-- begin PROVIDED MATERIAL --
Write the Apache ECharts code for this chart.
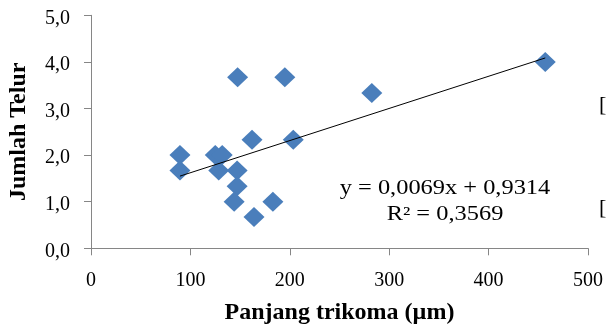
<!DOCTYPE html>
<html>
<head>
<meta charset="utf-8">
<script src="https://cdn.jsdelivr.net/npm/echarts@6/dist/echarts.min.js"></script>
<style>
html,body{margin:0;padding:0;background:#fff;}
#c{width:606px;height:327px;}
</style>
</head>
<body>
<div id="c"></div>
<script>
// Data
const panjangTrikoma = [89.5, 89.5, 125, 132, 128.5, 147, 147, 144, 164, 183, 147.5, 195, 162, 203.5, 282.5, 457];
const jumlahTelur   = [2.0, 1.67, 2.0, 2.0, 1.67, 1.67, 1.33, 1.0, 0.67, 1.0, 3.67, 3.67, 2.33, 2.33, 3.33, 4.0];
const xTicks = [0, 100, 200, 300, 400, 500];
const yTicks = [0, 1, 2, 3, 4, 5];
const slope = 0.0069;
const intercept = 0.9314;
const equationText = 'y = 0,0069x + 0,9314';
const r2Text = 'R² = 0,3569';

const points = panjangTrikoma.map((x, i) => [x, jumlahTelur[i]]);
const xMin = Math.min(...panjangTrikoma), xMax = Math.max(...panjangTrikoma);
const trend = [[xMin, slope * xMin + intercept], [xMax, slope * xMax + intercept]];

const FONT = '"Liberation Serif", "Times New Roman", serif';
const axisColor = '#868686';

const chart = echarts.init(document.getElementById('c'), null, {renderer: 'canvas'});
chart.setOption({
  animation: false,
  backgroundColor: '#fff',
  grid: {left: 91, right: 18, top: 15.3, bottom: 78.7, containLabel: false, outerBoundsMode: 'none'},
  xAxis: {
    type: 'value', min: 0, max: 500, interval: 100,
    name: 'Panjang trikoma (µm)', nameLocation: 'middle', nameGap: 52,
    nameTextStyle: {fontFamily: FONT, fontWeight: 'bold', fontSize: 24, color: '#000'},
    axisLine: {show: true, lineStyle: {color: axisColor, width: 1}},
    axisTick: {show: true, length: 7, lineStyle: {color: axisColor}},
    axisLabel: {fontFamily: FONT, fontSize: 20, color: '#000', margin: 22,
      formatter: v => xTicks.includes(v) ? String(v) : ''},
    splitLine: {show: false}
  },
  yAxis: {
    type: 'value', min: 0, max: 5, interval: 1,
    name: 'Jumlah Telur', nameLocation: 'middle', nameGap: 60, nameRotate: 90,
    nameTextStyle: {fontFamily: FONT, fontWeight: 'bold', fontSize: 24, color: '#000'},
    axisLine: {show: true, lineStyle: {color: axisColor, width: 1}},
    axisTick: {show: true, length: 7, lineStyle: {color: axisColor}},
    axisLabel: {fontFamily: FONT, fontSize: 20, color: '#000', margin: 21,
      verticalAlign: 'top', lineHeight: 6,
      formatter: v => yTicks.includes(v) ? v.toFixed(1).replace('.', ',') : ''},
    splitLine: {show: false}
  },
  series: [
    {
      type: 'scatter', data: points, symbol: 'diamond', symbolSize: [21, 20],
      itemStyle: {color: '#4A7EBB', opacity: 1}, z: 2
    },
    {
      type: 'line', data: trend, symbol: 'none', z: 3,
      lineStyle: {color: '#000', width: 1}
    }
  ],
  graphic: [
    {type: 'text', x: 445, y: 189, scaleX: 1.22, style: {text: equationText, fontFamily: FONT, fontSize: 20, fill: '#000', align: 'center', verticalAlign: 'middle'}},
    {type: 'text', x: 445, y: 215, scaleX: 1.22, style: {text: r2Text, fontFamily: FONT, fontSize: 20, fill: '#000', align: 'center', verticalAlign: 'middle'}},
    {type: 'text', x: 599, y: 105, style: {text: '[', fontFamily: FONT, fontSize: 22, fill: '#000', align: 'left', verticalAlign: 'middle'}},
    {type: 'text', x: 599, y: 208, style: {text: '[', fontFamily: FONT, fontSize: 22, fill: '#000', align: 'left', verticalAlign: 'middle'}}
  ]
});
</script>
</body>
</html>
-- end PROVIDED MATERIAL --
**INSTRUCTION**
Please set down each line of the data above exactly as written, without the pictures.

**THE ANSWER**
Write the Apache ECharts code for this chart.
<!DOCTYPE html>
<html>
<head>
<meta charset="utf-8">
<script src="https://cdn.jsdelivr.net/npm/echarts@6/dist/echarts.min.js"></script>
<style>
html,body{margin:0;padding:0;background:#fff;}
#c{width:606px;height:327px;}
</style>
</head>
<body>
<div id="c"></div>
<script>
// Data
const panjangTrikoma = [89.5, 89.5, 125, 132, 128.5, 147, 147, 144, 164, 183, 147.5, 195, 162, 203.5, 282.5, 457];
const jumlahTelur   = [2.0, 1.67, 2.0, 2.0, 1.67, 1.67, 1.33, 1.0, 0.67, 1.0, 3.67, 3.67, 2.33, 2.33, 3.33, 4.0];
const xTicks = [0, 100, 200, 300, 400, 500];
const yTicks = [0, 1, 2, 3, 4, 5];
const slope = 0.0069;
const intercept = 0.9314;
const equationText = 'y = 0,0069x + 0,9314';
const r2Text = 'R² = 0,3569';

const points = panjangTrikoma.map((x, i) => [x, jumlahTelur[i]]);
const xMin = Math.min(...panjangTrikoma), xMax = Math.max(...panjangTrikoma);
const trend = [[xMin, slope * xMin + intercept], [xMax, slope * xMax + intercept]];

const FONT = '"Liberation Serif", "Times New Roman", serif';
const axisColor = '#868686';

const chart = echarts.init(document.getElementById('c'), null, {renderer: 'canvas'});
chart.setOption({
  animation: false,
  backgroundColor: '#fff',
  grid: {left: 91, right: 18, top: 15.3, bottom: 78.7, containLabel: false, outerBoundsMode: 'none'},
  xAxis: {
    type: 'value', min: 0, max: 500, interval: 100,
    name: 'Panjang trikoma (µm)', nameLocation: 'middle', nameGap: 52,
    nameTextStyle: {fontFamily: FONT, fontWeight: 'bold', fontSize: 24, color: '#000'},
    axisLine: {show: true, lineStyle: {color: axisColor, width: 1}},
    axisTick: {show: true, length: 7, lineStyle: {color: axisColor}},
    axisLabel: {fontFamily: FONT, fontSize: 20, color: '#000', margin: 22,
      formatter: v => xTicks.includes(v) ? String(v) : ''},
    splitLine: {show: false}
  },
  yAxis: {
    type: 'value', min: 0, max: 5, interval: 1,
    name: 'Jumlah Telur', nameLocation: 'middle', nameGap: 60, nameRotate: 90,
    nameTextStyle: {fontFamily: FONT, fontWeight: 'bold', fontSize: 24, color: '#000'},
    axisLine: {show: true, lineStyle: {color: axisColor, width: 1}},
    axisTick: {show: true, length: 7, lineStyle: {color: axisColor}},
    axisLabel: {fontFamily: FONT, fontSize: 20, color: '#000', margin: 21,
      verticalAlign: 'top', lineHeight: 6,
      formatter: v => yTicks.includes(v) ? v.toFixed(1).replace('.', ',') : ''},
    splitLine: {show: false}
  },
  series: [
    {
      type: 'scatter', data: points, symbol: 'diamond', symbolSize: [21, 20],
      itemStyle: {color: '#4A7EBB', opacity: 1}, z: 2
    },
    {
      type: 'line', data: trend, symbol: 'none', z: 3,
      lineStyle: {color: '#000', width: 1}
    }
  ],
  graphic: [
    {type: 'text', x: 445, y: 189, scaleX: 1.22, style: {text: equationText, fontFamily: FONT, fontSize: 20, fill: '#000', align: 'center', verticalAlign: 'middle'}},
    {type: 'text', x: 445, y: 215, scaleX: 1.22, style: {text: r2Text, fontFamily: FONT, fontSize: 20, fill: '#000', align: 'center', verticalAlign: 'middle'}},
    {type: 'text', x: 599, y: 105, style: {text: '[', fontFamily: FONT, fontSize: 22, fill: '#000', align: 'left', verticalAlign: 'middle'}},
    {type: 'text', x: 599, y: 208, style: {text: '[', fontFamily: FONT, fontSize: 22, fill: '#000', align: 'left', verticalAlign: 'middle'}}
  ]
});
</script>
</body>
</html>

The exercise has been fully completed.